Die bekannteste Kontroverse, die seine Argumentation auslöste, fand ihren Niederschlag in dem noch 1932 publizierten Buch „Streit um Israel“, das neben seinen Beiträgen die Hans Blühers zum Thema enthielt. Ohne Zweifel gehört diese Veröffentlichung zu den merkwürdigsten des jüdisch-christlichen oder christlich-jüdischen Dialogs. Aber sie verdankte ihre Entstehung der inneren Logik jener Wahl, die Schoeps getroffen hatte: zugunsten der deutschen Nation einerseits und zugunsten jener intellektuellen Suchbewegung, die man als „Konservative Revolution“ bezeichnet, andererseits. 

Zu den größten Schwächen des Buches von Brumlik gehört, daß er diese Entscheidungen nicht nur nicht begrüßt, sondern nicht zu verstehen willens ist.

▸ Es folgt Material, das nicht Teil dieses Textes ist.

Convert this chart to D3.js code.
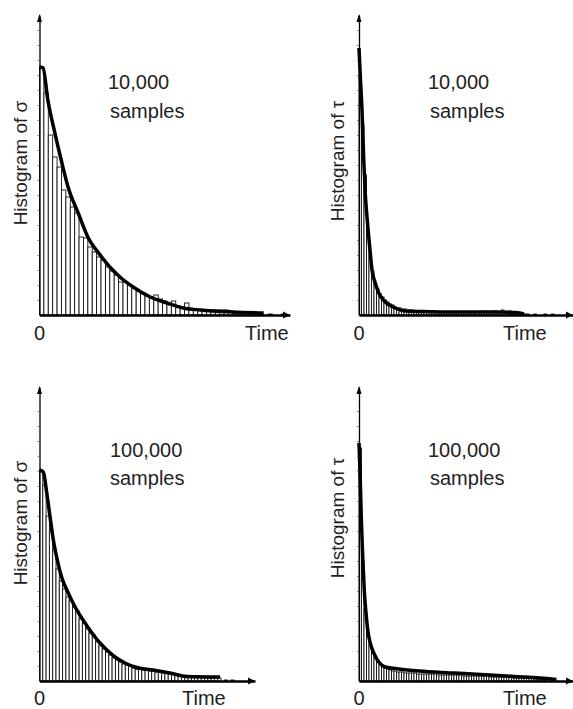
<!DOCTYPE html>
<html>
<head>
<meta charset="utf-8">
<script src="https://cdn.jsdelivr.net/npm/d3@7/dist/d3.min.js"></script>
<style>
body { margin: 0; background: #fff; }
svg { display: block; font-family: "Liberation Sans", Arial, sans-serif; }
text { fill: #222; font-size: 20px; }
text.ylab { font-size: 19px; }
</style>
</head>
<body>
<svg id="chart" width="573" height="709"></svg>
<script>
// histogram bin heights (one value per bin, bins of width 1 time unit)
const sigma10kBins = [248, 222, 180, 158, 148, 125, 118, 108, 102, 78, 77, 68, 63, 58, 55, 48, 44, 40, 33, 33,
  30, 27, 24, 22, 19, 18, 20, 16, 14, 12, 14, 9, 8, 12, 6, 6, 5, 5, 5, 5, 5, 5, 5, 4,
  2, 2, 2, 2, 2, 2, 1, 0, 1, 0, 0, 1];
const tau10kBins = [240, 190, 140, 80, 60, 44, 32, 26, 21, 18, 15, 13, 11, 10, 8, 7, 7, 6, 6, 5,
  5, 5, 4, 4, 4, 4, 4, 4, 4, 4, 3, 3, 3, 3, 3, 3, 3, 3, 3, 3, 3, 3, 3, 3, 3, 3, 3, 3, 3, 3,
  4, 3, 3, 3, 4, 3, 3, 5, 3, 3, 4, 3, 2, 2, 2, 1, 1, 1, 0, 0, 1, 0, 0, 0, 1, 0, 0, 1];
const sigma100kBins = [211, 196, 165, 150, 131, 112, 100, 92, 84, 81, 74, 70, 62, 58, 52, 48, 46, 39, 35, 32,
  29, 26, 23, 21, 19, 17, 16, 15, 13, 12, 12, 11, 11, 10, 10, 9, 9, 8, 8, 7,
  7, 6, 5, 5, 4, 4, 4, 4, 4, 4, 3, 3, 3, 3, 3, 0, 1, 0, 1];
const tau100kBins = [233, 120, 72, 48, 36, 28, 24, 20, 17, 15, 13, 12, 11, 10, 10, 9, 9, 9, 8, 8,
  8, 8, 8, 7, 7, 7, 7, 7, 7, 7, 7, 6, 6, 6, 6, 6, 6, 6, 6, 6, 6, 5, 5, 5, 5, 5, 5, 5, 5, 5,
  5, 5, 4, 4, 4, 4, 4, 4, 4, 4, 4, 3, 3, 3, 3, 3, 3, 3, 3, 3, 2, 2, 2, 1, 1];

// fitted density curves (time, height)
const sigma10kCurveT = [0, 0.8, 1.9, 3.5, 5.1, 6.5, 8.8, 11, 13.8, 16, 18.3, 21.3, 25.2, 29, 32.7, 36.6, 44, 51];
const sigma10kCurveV = [248, 247, 215, 182, 152, 128, 102, 78, 60, 48, 38, 28, 18, 12, 7, 5, 3, 2];
const tau10kCurveT = [0, 0.5, 1.2, 1.9, 2.5, 3.2, 3.9, 4.5, 5.2, 6.5, 7.9, 10.5, 14.5, 18.5, 25, 40, 55, 63, 66];
const tau10kCurveV = [267, 240, 205, 155, 122, 98, 78, 62, 45, 32, 22, 13, 7, 4, 3.5, 3, 3, 2.5, 1];
const sigma100kCurveT = [0, 1.15, 2.2, 3.2, 4.2, 5.2, 6.7, 8.7, 10.8, 13.8, 16.8, 19.8, 22.9, 25.9, 28.9, 34.4, 39.5, 44.7, 54.7];
const sigma100kCurveV = [211, 209, 188, 164, 141, 124, 104, 88, 74, 58, 44, 33, 24, 18, 14, 11, 8, 4.5, 4];
const tau100kCurveT = [0, 0.5, 0.9, 1.5, 2.1, 2.8, 3.5, 4.5, 5.9, 7.9, 10.5, 15.9, 23.9, 33, 42, 52.4, 62, 72.4, 79];
const tau100kCurveV = [238, 201, 164, 124, 91, 68, 51, 38, 28, 19, 14, 12, 10, 8.5, 7.5, 6, 4.5, 3, 1.5];

const sampleLabels = ['10,000', '100,000'];
const yLabels = ['Histogram of σ', 'Histogram of τ'];

const svg = d3.select('#chart');

const panels = [
  { bins: sigma10kBins, ct: sigma10kCurveT, cv: sigma10kCurveV, ylab: yLabels[0], count: sampleLabels[0],
    x0: 39.5, x1: 290, xMax: 57, base: 315, top: 15, yMax: 300,
    ylabX: 27, ylabY: 163, cntX: 108, cntY: 89, smpX: 110, smpY: 118, tickY: 340, timeX: 245 },
  { bins: tau10kBins, ct: tau10kCurveT, cv: tau10kCurveV, ylab: yLabels[1], count: sampleLabels[0],
    x0: 359, x1: 573, xMax: 85.6, base: 315, top: 15, yMax: 300,
    ylabX: 344, ylabY: 161, cntX: 428, cntY: 89, smpX: 430, smpY: 118, tickY: 340, timeX: 503 },
  { bins: sigma100kBins, ct: sigma100kCurveT, cv: sigma100kCurveV, ylab: yLabels[0], count: sampleLabels[1],
    x0: 39.5, x1: 255, xMax: 65.3, base: 681, top: 387, yMax: 294,
    ylabX: 27, ylabY: 523, cntX: 110, cntY: 457, smpX: 110, smpY: 485, tickY: 705, timeX: 182 },
  { bins: tau100kBins, ct: tau100kCurveT, cv: tau100kCurveV, ylab: yLabels[1], count: sampleLabels[1],
    x0: 359, x1: 573, xMax: 85.6, base: 681, top: 387, yMax: 294,
    ylabX: 344, ylabY: 518, cntX: 428, cntY: 457, smpX: 430, smpY: 485, tickY: 705, timeX: 503 }
];

panels.forEach(p => {
  const x = d3.scaleLinear().domain([0, p.xMax]).range([p.x0, p.x1]);
  const y = d3.scaleLinear().domain([0, p.yMax]).range([p.base, p.top]);
  const g = svg.append('g');

  // bars
  g.selectAll('rect.bar')
    .data(p.bins)
    .enter()
    .append('rect')
    .attr('class', 'bar')
    .attr('x', (d, i) => x(i))
    .attr('width', (d, i) => x(i + 1) - x(i))
    .attr('y', d => y(d))
    .attr('height', d => p.base - y(d))
    .attr('fill', '#fff')
    .attr('stroke', '#111')
    .attr('stroke-width', 0.9);

  // fitted curve
  const pts = p.ct.map((t, i) => [t, p.cv[i]]);
  const line = d3.line()
    .x(d => x(d[0]))
    .y(d => y(d[1]))
    .curve(d3.curveMonotoneX);
  g.append('path')
    .datum(pts)
    .attr('d', line)
    .attr('fill', 'none')
    .attr('stroke', '#000')
    .attr('stroke-width', 3.5)
    .attr('stroke-linejoin', 'round');

  // y axis with tiny ticks
  const yAxis = d3.axisLeft(y)
    .tickValues(d3.range(15, p.yMax - 10, 15))
    .tickSize(2)
    .tickSizeOuter(0)
    .tickFormat('');
  const ya = g.append('g')
    .attr('transform', 'translate(' + p.x0 + ',0)')
    .call(yAxis);
  ya.select('.domain').attr('stroke', '#000').attr('stroke-width', 1.3);
  ya.selectAll('.tick line').attr('stroke', '#555').attr('stroke-width', 0.7);
  g.append('path')
    .attr('d', 'M' + (p.x0 - 2.5) + ',' + (p.top + 7) + 'L' + p.x0 + ',' + (p.top - 1) + 'L' + (p.x0 + 2.5) + ',' + (p.top + 7) + 'Z')
    .attr('fill', '#000');

  // x axis
  const xAxis = d3.axisBottom(x).tickValues([]).tickSizeOuter(0);
  const xa = g.append('g')
    .attr('transform', 'translate(0,' + p.base + ')')
    .call(xAxis);
  xa.select('.domain').attr('stroke', '#000').attr('stroke-width', 2.6);
  g.append('path')
    .attr('d', 'M' + (p.x1 - 7) + ',' + (p.base - 3.5) + 'L' + p.x1 + ',' + p.base + 'L' + (p.x1 - 7) + ',' + (p.base + 3.5) + 'Z')
    .attr('fill', '#000');

  // labels
  g.append('text')
    .attr('class', 'ylab')
    .attr('text-anchor', 'middle')
    .attr('transform', 'translate(' + p.ylabX + ',' + p.ylabY + ') rotate(-90)')
    .text(p.ylab);
  g.append('text').attr('x', p.cntX).attr('y', p.cntY).text(p.count);
  g.append('text').attr('x', p.smpX).attr('y', p.smpY).text('samples');
  g.append('text')
    .attr('text-anchor', 'middle')
    .attr('x', x(0))
    .attr('y', p.tickY)
    .text('0');
  g.append('text').attr('x', p.timeX).attr('y', p.tickY).text('Time');
});
</script>
</body>
</html>
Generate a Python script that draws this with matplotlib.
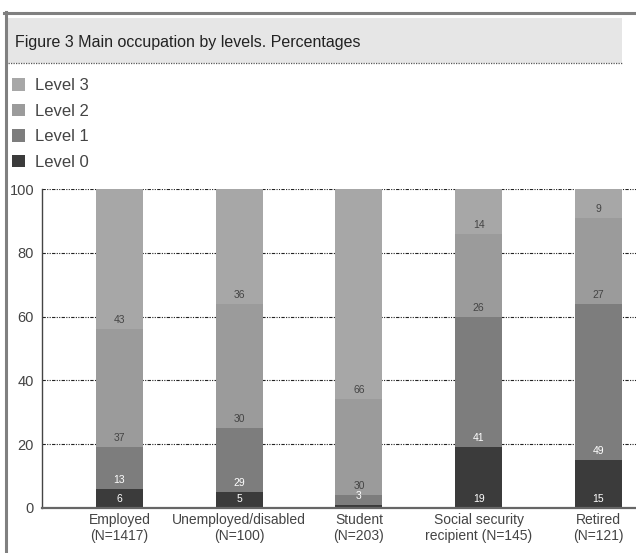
import matplotlib.pyplot as plt
from matplotlib.patches import Rectangle
from matplotlib.lines import Line2D

plt.rcParams['font.family'] = ['Liberation Sans Narrow', 'Liberation Sans', 'DejaVu Sans']

# Categorias
categorias = ['Employed\n(N=1417)', 'Unemployed/disabled\n(N=100)', 'Student\n(N=203)',
              'Social security\nrecipient (N=145)', 'Retired\n(N=121)']

# Alturas de las barras tal como se dibujan
level0 = [6, 5, 1, 19, 15]
level1 = [13, 20, 3, 41, 49]
level2 = [37, 39, 30, 26, 27]
level3 = [44, 36, 66, 14, 9]

# Numeros impresos en las barras (Unemployed no coincide con la altura en el original)
label0 = ['6', '5', '', '19', '15']
label1 = ['13', '29', '3', '41', '49']
label2 = ['37', '30', '30', '26', '27']
label3 = ['43', '36', '66', '14', '9']

nombres = ['Level 0', 'Level 1', 'Level 2', 'Level 3']
colores = ['#3b3b3b', '#7d7d7d', '#9b9b9b', '#a7a7a7']
color_texto = ['white', 'white', '#444444', '#444444']

W, H = 636, 553
fig = plt.figure(figsize=(W / 100, H / 100), dpi=100)

# Marco y barra de titulo
fig.add_artist(Line2D([4 / W, 1], [1 - 13 / H, 1 - 13 / H], color='#808080', lw=2.2))
fig.add_artist(Line2D([5.5 / W, 5.5 / W], [0, 1 - 12 / H], color='#808080', lw=2.2))
fig.add_artist(Rectangle((8 / W, 1 - 63 / H), 614 / W, 45 / H, color='#e6e6e6', lw=0))
fig.add_artist(Line2D([8 / W, 622 / W], [1 - 63 / H, 1 - 63 / H], color='#555555',
                      lw=0.9, linestyle=(0, (1, 1))))
fig.text(15 / W, 1 - 42 / H, 'Figure 3 Main occupation by levels. Percentages',
         fontsize=11.5, color='#222222', va='center', ha='left')

ax = fig.add_axes([41.7 / W, 1 - 507.7 / H, 1 - 41.7 / W, 318.4 / H])

x = range(len(categorias))
ancho = 0.392
abajo = [0] * len(categorias)
barras = []
for vals, etiquetas, col, ctxt, nombre in zip([level0, level1, level2, level3],
                                               [label0, label1, label2, label3],
                                               colores, color_texto, nombres):
    b = ax.bar(x, vals, ancho, bottom=abajo, color=col, label=nombre, zorder=2)
    barras.append(b)
    for xi, base, txt in zip(x, abajo, etiquetas):
        if txt:
            ax.annotate(txt, (xi, base), xytext=(0, 9), textcoords='offset pixels',
                        ha='center', va='center', fontsize=7.5, color=ctxt, zorder=3)
    abajo = [a + v for a, v in zip(abajo, vals)]

ax.set_xlim(-0.648, 4.313)
ax.set_ylim(0, 100)
ax.set_yticks([0, 20, 40, 60, 80, 100])
ax.set_xticks(list(x))
ax.set_xticklabels(categorias, fontsize=10, color='#444444', linespacing=1.15)
ax.tick_params(axis='both', length=0, labelsize=10.5, colors='#444444')
ax.tick_params(axis='y', pad=5.5)
ax.tick_params(axis='x', pad=4, labelsize=10)

ax.yaxis.grid(True, color='#222222', lw=0.8, linestyle=(0, (3, 1.2, 1, 1.2, 1, 1.2)))
ax.set_axisbelow(True)
for s in ['top', 'right']:
    ax.spines[s].set_visible(False)
ax.spines['left'].set_color('#444444')
ax.spines['left'].set_linewidth(1.0)
ax.spines['bottom'].set_color('#666666')
ax.spines['bottom'].set_linewidth(1.6)

# Leyenda (orden inverso)
fig.legend(barras[::-1], nombres[::-1], loc='upper left', bbox_to_anchor=(12 / W, 1 - 78 / H),
           frameon=False, fontsize=12, handlelength=0.8, handleheight=0.8,
           handletextpad=0.6, labelspacing=0.62, borderpad=0, borderaxespad=0,
           labelcolor='#444444')

fig.savefig('out.png', dpi=100)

Unter „Verstehen“ ist dabei keine inhaltliche Bejahung gemeint, sondern die dem Historiker gestellte Aufgabe, das, was die Früheren dachten und taten, nachzuvollziehen. Nichts davon bei Brumlik, dem die Darstellung regelmäßig dazu dient, sein Befremden, aber auch die Überlegenheit seiner eigenen Einsichten zu demonstrieren.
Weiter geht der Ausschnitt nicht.